● Information shown:
..............................

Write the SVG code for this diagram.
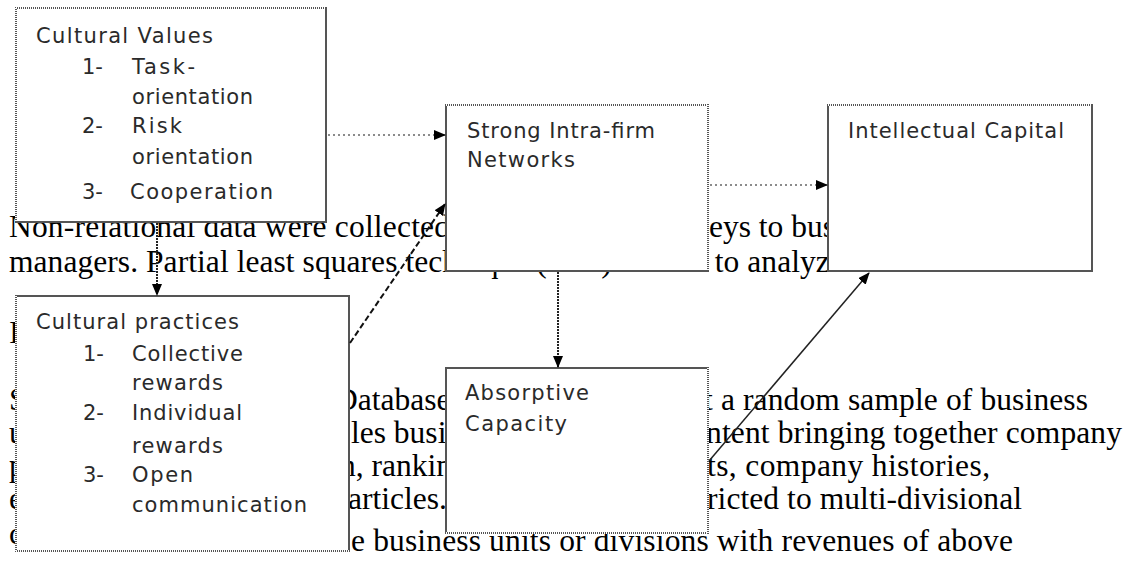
<svg xmlns="http://www.w3.org/2000/svg" width="1124" height="561" viewBox="0 0 1124 561">
<style>
.bg{font-family:"Liberation Serif","Times New Roman",serif;font-size:31.5px;fill:#000}
.lb{font-family:"DejaVu Sans",sans-serif;font-size:21px;fill:#2a2a2a}
.box{fill:#fff;stroke:#555;stroke-width:2}
.dot{stroke:#fff;stroke-width:2;stroke-dasharray:1 1}
.c{fill:none}
.gray{stroke:#666;stroke-width:1.5;stroke-dasharray:2 3}
.dense{stroke:#222;stroke-width:2;stroke-dasharray:2 1}
.dash{stroke:#111;stroke-width:2;stroke-dasharray:6 3}
.solid{stroke:#222;stroke-width:1.5}
</style>
<defs>
<marker id="ah" markerWidth="12" markerHeight="10" refX="11" refY="5" orient="auto" markerUnits="userSpaceOnUse">
<path d="M0,0 L12,5 L0,10 z" fill="#000"/>
</marker>
</defs>
<g id="background-text">
<text class="bg" x="9" y="237" textLength="441" lengthAdjust="spacing">Non-relational data were collected</text>
<text class="bg" x="709" y="237">eys to bus</text>
<text class="bg" x="9" y="272" textLength="950" lengthAdjust="spacing">managers. Partial least squares technique (PLS) is used to analyze the data.</text>
<text class="bg" x="9" y="343">I</text>
<text class="bg" x="9" y="410">S</text>
<text class="bg" x="335" y="410">Database</text>
<text class="bg" x="704" y="410" textLength="384" lengthAdjust="spacing">t a random sample of business</text>
<text class="bg" x="9" y="443">u</text>
<text class="bg" x="351" y="443">les busi</text>
<text class="bg" x="706" y="443" textLength="416" lengthAdjust="spacing">ntent bringing together company</text>
<text class="bg" x="9" y="476">p</text>
<text class="bg" x="340" y="476">n, rankin</text>
<text class="bg" x="707" y="476" textLength="283" lengthAdjust="spacing">ts, company histories,</text>
<text class="bg" x="9" y="509">e</text>
<text class="bg" x="348" y="509">articles.</text>
<text class="bg" x="707" y="509" textLength="315" lengthAdjust="spacing">ricted to multi-divisional</text>
<text class="bg" x="9" y="544">c</text>
<text class="bg" x="351" y="551" textLength="662" lengthAdjust="spacing">e business units or divisions with revenues of above</text>
</g>
<g id="node-cultural-values">
<rect class="box" x="16" y="8" width="310" height="214"/>
<line class="dot" x1="16" y1="8" x2="16" y2="222"/>
<line class="dot" x1="16" y1="8" x2="326" y2="8"/>
<text class="lb" x="36" y="43" textLength="177" lengthAdjust="spacing">Cultural Values</text>
<text class="lb" x="82" y="74">1-</text>
<text class="lb" x="132" y="74" textLength="63" lengthAdjust="spacing">Task-</text>
<text class="lb" x="132" y="104" textLength="121" lengthAdjust="spacing">orientation</text>
<text class="lb" x="82" y="133">2-</text>
<text class="lb" x="132" y="133" textLength="50" lengthAdjust="spacing">Risk</text>
<text class="lb" x="132" y="164" textLength="121" lengthAdjust="spacing">orientation</text>
<text class="lb" x="82" y="199">3-</text>
<text class="lb" x="130" y="199" textLength="143" lengthAdjust="spacing">Cooperation</text>
</g>
<g id="node-cultural-practices">
<rect class="box" x="16" y="296" width="333" height="255"/>
<line class="dot" x1="16" y1="296" x2="16" y2="551"/>
<line class="dot" x1="16" y1="551" x2="349" y2="551"/>
<text class="lb" x="36" y="329" textLength="203" lengthAdjust="spacing">Cultural practices</text>
<text class="lb" x="83" y="361">1-</text>
<text class="lb" x="132" y="361" textLength="111" lengthAdjust="spacing">Collective</text>
<text class="lb" x="132" y="390" textLength="91" lengthAdjust="spacing">rewards</text>
<text class="lb" x="83" y="420">2-</text>
<text class="lb" x="132" y="420" textLength="110" lengthAdjust="spacing">Individual</text>
<text class="lb" x="132" y="453" textLength="91" lengthAdjust="spacing">rewards</text>
<text class="lb" x="83" y="482">3-</text>
<text class="lb" x="132" y="482" textLength="61" lengthAdjust="spacing">Open</text>
<text class="lb" x="132" y="512" textLength="175" lengthAdjust="spacing">communication</text>
</g>
<g id="node-intra-firm-networks">
<rect class="box" x="446" y="105" width="262" height="166"/>
<line class="dot" x1="446" y1="105" x2="708" y2="105"/>
<line class="dot" x1="708" y1="105" x2="708" y2="271"/>
<text class="lb" x="467" y="138" textLength="188" lengthAdjust="spacing">Strong Intra-firm</text>
<text class="lb" x="467" y="167" textLength="108" lengthAdjust="spacing">Networks</text>
</g>
<g id="node-intellectual-capital">
<rect class="box" x="828" y="105" width="264" height="166"/>
<line class="dot" x1="828" y1="105" x2="1092" y2="105"/>
<text class="lb" x="848" y="138" textLength="216" lengthAdjust="spacing">Intellectual Capital</text>
</g>
<g id="node-absorptive-capacity">
<rect class="box" x="446" y="368" width="262" height="165"/>
<line class="dot" x1="708" y1="368" x2="708" y2="533"/>
<line class="dot" x1="446" y1="533" x2="708" y2="533"/>
<text class="lb" x="465" y="400" textLength="124" lengthAdjust="spacing">Absorptive</text>
<text class="lb" x="465" y="431" textLength="102" lengthAdjust="spacing">Capacity</text>
</g>
<g id="connectors">
<line class="c gray" x1="328" y1="135" x2="445" y2="135" marker-end="url(#ah)"/>
<line class="c gray" x1="710" y1="185" x2="827" y2="185" marker-end="url(#ah)"/>
<line class="c dense" x1="157" y1="223" x2="157" y2="295" marker-end="url(#ah)"/>
<line class="c dash" x1="350" y1="343" x2="445" y2="204" marker-end="url(#ah)"/>
<line class="c dense" x1="558" y1="272" x2="558" y2="367" marker-end="url(#ah)"/>
<line class="c solid" x1="709" y1="461" x2="869" y2="273" marker-end="url(#ah)"/>
</g>
</svg>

..............................

● Problem to solve:
Give every line above again exactly, with no pictures.

● Final answer:
Write the SVG code for this diagram.
<svg xmlns="http://www.w3.org/2000/svg" width="1124" height="561" viewBox="0 0 1124 561">
<style>
.bg{font-family:"Liberation Serif","Times New Roman",serif;font-size:31.5px;fill:#000}
.lb{font-family:"DejaVu Sans",sans-serif;font-size:21px;fill:#2a2a2a}
.box{fill:#fff;stroke:#555;stroke-width:2}
.dot{stroke:#fff;stroke-width:2;stroke-dasharray:1 1}
.c{fill:none}
.gray{stroke:#666;stroke-width:1.5;stroke-dasharray:2 3}
.dense{stroke:#222;stroke-width:2;stroke-dasharray:2 1}
.dash{stroke:#111;stroke-width:2;stroke-dasharray:6 3}
.solid{stroke:#222;stroke-width:1.5}
</style>
<defs>
<marker id="ah" markerWidth="12" markerHeight="10" refX="11" refY="5" orient="auto" markerUnits="userSpaceOnUse">
<path d="M0,0 L12,5 L0,10 z" fill="#000"/>
</marker>
</defs>
<g id="background-text">
<text class="bg" x="9" y="237" textLength="441" lengthAdjust="spacing">Non-relational data were collected</text>
<text class="bg" x="709" y="237">eys to bus</text>
<text class="bg" x="9" y="272" textLength="950" lengthAdjust="spacing">managers. Partial least squares technique (PLS) is used to analyze the data.</text>
<text class="bg" x="9" y="343">I</text>
<text class="bg" x="9" y="410">S</text>
<text class="bg" x="335" y="410">Database</text>
<text class="bg" x="704" y="410" textLength="384" lengthAdjust="spacing">t a random sample of business</text>
<text class="bg" x="9" y="443">u</text>
<text class="bg" x="351" y="443">les busi</text>
<text class="bg" x="706" y="443" textLength="416" lengthAdjust="spacing">ntent bringing together company</text>
<text class="bg" x="9" y="476">p</text>
<text class="bg" x="340" y="476">n, rankin</text>
<text class="bg" x="707" y="476" textLength="283" lengthAdjust="spacing">ts, company histories,</text>
<text class="bg" x="9" y="509">e</text>
<text class="bg" x="348" y="509">articles.</text>
<text class="bg" x="707" y="509" textLength="315" lengthAdjust="spacing">ricted to multi-divisional</text>
<text class="bg" x="9" y="544">c</text>
<text class="bg" x="351" y="551" textLength="662" lengthAdjust="spacing">e business units or divisions with revenues of above</text>
</g>
<g id="node-cultural-values">
<rect class="box" x="16" y="8" width="310" height="214"/>
<line class="dot" x1="16" y1="8" x2="16" y2="222"/>
<line class="dot" x1="16" y1="8" x2="326" y2="8"/>
<text class="lb" x="36" y="43" textLength="177" lengthAdjust="spacing">Cultural Values</text>
<text class="lb" x="82" y="74">1-</text>
<text class="lb" x="132" y="74" textLength="63" lengthAdjust="spacing">Task-</text>
<text class="lb" x="132" y="104" textLength="121" lengthAdjust="spacing">orientation</text>
<text class="lb" x="82" y="133">2-</text>
<text class="lb" x="132" y="133" textLength="50" lengthAdjust="spacing">Risk</text>
<text class="lb" x="132" y="164" textLength="121" lengthAdjust="spacing">orientation</text>
<text class="lb" x="82" y="199">3-</text>
<text class="lb" x="130" y="199" textLength="143" lengthAdjust="spacing">Cooperation</text>
</g>
<g id="node-cultural-practices">
<rect class="box" x="16" y="296" width="333" height="255"/>
<line class="dot" x1="16" y1="296" x2="16" y2="551"/>
<line class="dot" x1="16" y1="551" x2="349" y2="551"/>
<text class="lb" x="36" y="329" textLength="203" lengthAdjust="spacing">Cultural practices</text>
<text class="lb" x="83" y="361">1-</text>
<text class="lb" x="132" y="361" textLength="111" lengthAdjust="spacing">Collective</text>
<text class="lb" x="132" y="390" textLength="91" lengthAdjust="spacing">rewards</text>
<text class="lb" x="83" y="420">2-</text>
<text class="lb" x="132" y="420" textLength="110" lengthAdjust="spacing">Individual</text>
<text class="lb" x="132" y="453" textLength="91" lengthAdjust="spacing">rewards</text>
<text class="lb" x="83" y="482">3-</text>
<text class="lb" x="132" y="482" textLength="61" lengthAdjust="spacing">Open</text>
<text class="lb" x="132" y="512" textLength="175" lengthAdjust="spacing">communication</text>
</g>
<g id="node-intra-firm-networks">
<rect class="box" x="446" y="105" width="262" height="166"/>
<line class="dot" x1="446" y1="105" x2="708" y2="105"/>
<line class="dot" x1="708" y1="105" x2="708" y2="271"/>
<text class="lb" x="467" y="138" textLength="188" lengthAdjust="spacing">Strong Intra-firm</text>
<text class="lb" x="467" y="167" textLength="108" lengthAdjust="spacing">Networks</text>
</g>
<g id="node-intellectual-capital">
<rect class="box" x="828" y="105" width="264" height="166"/>
<line class="dot" x1="828" y1="105" x2="1092" y2="105"/>
<text class="lb" x="848" y="138" textLength="216" lengthAdjust="spacing">Intellectual Capital</text>
</g>
<g id="node-absorptive-capacity">
<rect class="box" x="446" y="368" width="262" height="165"/>
<line class="dot" x1="708" y1="368" x2="708" y2="533"/>
<line class="dot" x1="446" y1="533" x2="708" y2="533"/>
<text class="lb" x="465" y="400" textLength="124" lengthAdjust="spacing">Absorptive</text>
<text class="lb" x="465" y="431" textLength="102" lengthAdjust="spacing">Capacity</text>
</g>
<g id="connectors">
<line class="c gray" x1="328" y1="135" x2="445" y2="135" marker-end="url(#ah)"/>
<line class="c gray" x1="710" y1="185" x2="827" y2="185" marker-end="url(#ah)"/>
<line class="c dense" x1="157" y1="223" x2="157" y2="295" marker-end="url(#ah)"/>
<line class="c dash" x1="350" y1="343" x2="445" y2="204" marker-end="url(#ah)"/>
<line class="c dense" x1="558" y1="272" x2="558" y2="367" marker-end="url(#ah)"/>
<line class="c solid" x1="709" y1="461" x2="869" y2="273" marker-end="url(#ah)"/>
</g>
</svg>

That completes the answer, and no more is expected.